So we'll talk about pooling quite a bit. If you find that you're using a lot of different textures and any given texture you might only use for a little bit, pool the textures. Don't create them when you need them, destroy them when you're done with them. Put them into a pool, release them when you're done, and pull something out of the pool when you're done. Obviously, that's not going to work if you have wildly different texture sizes. You know, if you're using one moment, you know, 1920 by 1080, and the next moment, you're using 256 by 256, that doesn't make sense to pool if you have really strange situations like that. But in general, pool if you can. Keep data on the GPU. This is kind of a no-brainer.

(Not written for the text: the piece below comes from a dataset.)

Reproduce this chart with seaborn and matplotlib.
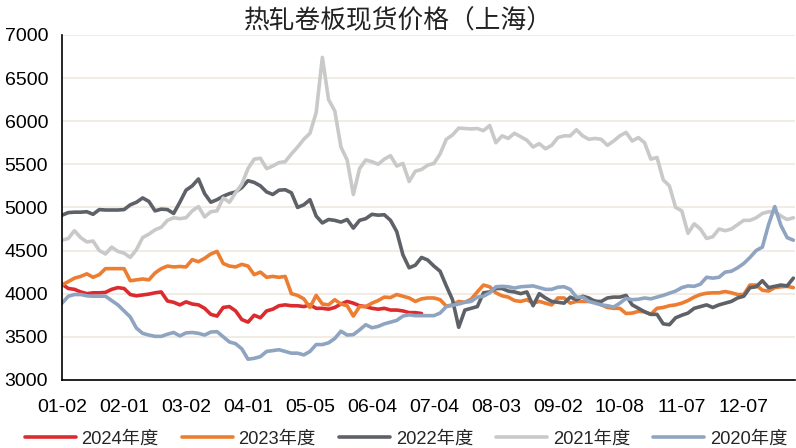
import matplotlib
matplotlib.use("Agg")
import matplotlib.pyplot as plt
import numpy as np
import pandas as pd
import seaborn as sns

# trading-day axis, one point every two trading days
TICK_LABELS = ["01-02", "02-01", "03-02", "04-01", "05-05", "06-04",
               "07-04", "08-03", "09-02", "10-08", "11-07", "12-07"]
YEARS = ["2024年度", "2023年度", "2022年度", "2021年度", "2020年度"]
COLORS = ["#dc2b2e", "#ed7d31", "#5e6167", "#c9c9c9", "#8fa4c1"]

y2024 = [4110, 4060, 4050, 4020, 4000, 4010, 4010, 4015, 4050, 4070,
         4060, 3990, 3975, 3985, 3995, 4010, 4020, 3915, 3900, 3870,
         3905, 3880, 3870, 3830, 3760, 3740, 3840, 3850, 3800, 3700,
         3670, 3750, 3720, 3800, 3820, 3860, 3870, 3860, 3860, 3850,
         3870, 3830, 3830, 3820, 3840, 3880, 3910, 3890, 3860, 3850,
         3830, 3820, 3830, 3810, 3810, 3800, 3780, 3780, 3770]

y2023 = [4100, 4140, 4180, 4200, 4230, 4190, 4220, 4290, 4290, 4290,
         4290, 4150, 4160, 4170, 4160, 4240, 4290, 4320, 4310, 4315,
         4310, 4395, 4370, 4410, 4460, 4490, 4350, 4320, 4310, 4340,
         4320, 4220, 4250, 4190, 4200, 4190, 4200, 4000, 3980, 3940,
         3840, 3980, 3880, 3870, 3930, 3880, 3860, 3740, 3850, 3850,
         3890, 3920, 3960, 3955, 3990, 3970, 3950, 3910, 3940, 3950,
         3950, 3930, 3855, 3870, 3910, 3900, 3935, 4020, 4100, 4080,
         4010, 3975, 3960, 3920, 3910, 3930, 3890, 3910, 3890, 3870,
         3950, 3950, 3890, 3910, 3910, 3910, 3920, 3870, 3840, 3830,
         3830, 3770, 3775, 3795, 3790, 3760, 3830, 3840, 3860, 3870,
         3890, 3920, 3960, 3990, 4005, 4010, 4010, 4025, 4010, 3990,
         3990, 4100, 4100, 4040, 4030, 4070, 4080, 4085, 4070]

y2022 = [4910, 4940, 4945, 4945, 4950, 4920, 4975, 4970, 4970, 4970,
         4975, 5030, 5060, 5110, 5070, 4960, 4980, 4975, 4930, 5060,
         5200, 5250, 5330, 5160, 5060, 5090, 5130, 5160, 5180, 5230,
         5310, 5290, 5250, 5180, 5150, 5200, 5205, 5170, 5000, 5030,
         5090, 4900, 4820, 4860, 4850, 4830, 4860, 4760, 4850, 4870,
         4920, 4910, 4915, 4850, 4720, 4450, 4300, 4330, 4420, 4390,
         4320, 4260, 4090, 3930, 3610, 3810, 3830, 3850, 4010, 4020,
         4060, 4060, 4030, 4020, 4000, 4020, 3860, 4000, 3950, 3910,
         3900, 3890, 3960, 3930, 3970, 3950, 3910, 3910, 3950, 3960,
         3960, 3980, 3870, 3830, 3790, 3760, 3760, 3650, 3640, 3720,
         3750, 3775, 3830, 3850, 3870, 3840, 3870, 3890, 3910, 3950,
         3970, 4070, 4080, 4150, 4070, 4085, 4100, 4090, 4180]

y2021 = [4620, 4640, 4730, 4650, 4600, 4610, 4500, 4460, 4540, 4490,
         4470, 4420, 4510, 4650, 4690, 4740, 4770, 4850, 4880, 4870,
         4880, 4960, 5010, 4890, 4950, 4960, 5110, 5060, 5170, 5270,
         5450, 5560, 5570, 5450, 5480, 5520, 5530, 5620, 5700, 5790,
         5860, 6100, 6740, 6250, 6120, 5700, 5550, 5150, 5450, 5550,
         5530, 5500, 5560, 5600, 5480, 5510, 5300, 5420, 5440, 5490,
         5510, 5620, 5790, 5840, 5920, 5915, 5910, 5915, 5890, 5950,
         5750, 5830, 5800, 5860, 5820, 5780, 5700, 5740, 5680, 5720,
         5810, 5830, 5830, 5900, 5830, 5790, 5800, 5790, 5720, 5770,
         5830, 5870, 5770, 5810, 5750, 5560, 5580, 5320, 5250, 5000,
         4960, 4700, 4810, 4750, 4640, 4660, 4750, 4730, 4750, 4800,
         4850, 4850, 4880, 4930, 4950, 4950, 4900, 4860, 4880]

y2020 = [3890, 3970, 3990, 3990, 3975, 3970, 3970, 3970, 3920, 3870,
         3800, 3730, 3600, 3540, 3520, 3505, 3505, 3530, 3550, 3510,
         3545, 3550, 3540, 3520, 3555, 3560, 3500, 3440, 3420, 3360,
         3240, 3250, 3270, 3330, 3340, 3350, 3330, 3310, 3310, 3290,
         3330, 3410, 3410, 3430, 3480, 3565, 3520, 3525, 3580, 3640,
         3605, 3620, 3650, 3670, 3690, 3740, 3755, 3745, 3745, 3745,
         3745, 3775, 3850, 3865, 3880, 3900, 3910, 3960, 3970, 4010,
         4080, 4085, 4080, 4065, 4080, 4085, 4090, 4070, 4050, 4050,
         4075, 4080, 4050, 3960, 3960, 3910, 3890, 3870, 3860, 3845,
         3890, 3945, 3930, 3935, 3950, 3940, 3960, 3980, 4005, 4030,
         4070, 4090, 4085, 4110, 4190, 4180, 4190, 4250, 4260, 4300,
         4350, 4420, 4500, 4540, 4800, 5010, 4790, 4650, 4620]

series = [y2024, y2023, y2022, y2021, y2020]
frames = []
for year, vals in zip(YEARS, series):
    frames.append(pd.DataFrame({"x": np.arange(len(vals)), "price": vals,
                                "year": year}))
df = pd.concat(frames, ignore_index=True)

sns.set_style("white")
plt.rcParams["font.family"] = ["Liberation Sans", "Noto Sans CJK SC"]

fig = plt.figure(figsize=(7.96, 4.48), dpi=100)
ax = fig.add_axes([0.078, 0.152, 0.921, 0.770])

sns.lineplot(data=df, x="x", y="price", hue="year", hue_order=YEARS,
             palette=COLORS, linewidth=2.6, ax=ax, legend=True)

ax.set_xlim(0, 118.3)
ax.set_ylim(3000, 7000)
ax.set_yticks(range(3000, 7001, 500))
ax.set_xticks(range(0, 111, 10))
ax.set_xticklabels(TICK_LABELS)
ax.yaxis.grid(True, color="#ede7dc", linewidth=1.1)
ax.set_axisbelow(True)
ax.set_xlabel("")
ax.set_ylabel("")
for side in ("top", "right"):
    ax.spines[side].set_visible(False)
for side in ("left", "bottom"):
    ax.spines[side].set_color("black")
    ax.spines[side].set_linewidth(1.2)
ax.tick_params(axis="both", direction="out", length=6, width=1.2,
               color="black", labelsize=14, labelcolor="black", pad=4)
ax.tick_params(axis="x", pad=8)

handles, labels = ax.get_legend_handles_labels()
ax.get_legend().remove()
fig.legend(handles, labels, loc="lower center", bbox_to_anchor=(0.51, -0.035),
           ncol=5, frameon=False, handlelength=2.8, handletextpad=0.3,
           columnspacing=1.25,
           prop={"family": ["Liberation Sans", "Noto Sans CJK SC"], "size": 13.2})

fig.text(0.5, 1 - 21 / 448, "热轧卷板现货价格（上海）", ha="center", va="center",
         fontsize=18.5, color="#222222", family=["Noto Sans CJK SC"],
         fontweight="light")

fig.savefig("out.png", dpi=100)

Any time that you can avoid transferring things over the bus, that's going to save you pretty good... Well, that's gonna save you a pretty good performance hit if you can keep it on the GPU. It's also gonna reduce mapping and unmapping. The longer something stays on the GPU and the less it transfers back and forth, the less mapping and unmapping cost you're gonna have. And FBO, VBO, PBO, transform feedback, geometry shader, these are all great ways to keep things on the GPU. Dynamically generated data, great. The last thing is, if you absolutely have to create things per frame, do it at the start of the frame. Do everything together. The reason why is that allows the driver to essentially batch everything up, and we can kind of amortize the cost of all these things. If we can put them together, it's gonna reduce the cost a lot. So if you do have to do things somewhat frequently, batch them.

All right, note on texture formats. We talked a little bit in the last presentation about recommended texture formats. Here's a really quick list looking through our driver of hardware-supported formats. There's a lot more than is on this list, but these are kind of the most common ones. One thing I want to point out, too, just as a quick note, you'll notice on the depth components, I didn't list depth 16. 16-bit depth components-- or 16-bit depth on modern hardware isn't supported in the hardware. That means that if you are trying to use 16-bit depth as a way to avoid costs on space, that's not going to help you, because we actually use a 24-bit depth on the hardware, and we have to do conversion, which is going to cost you.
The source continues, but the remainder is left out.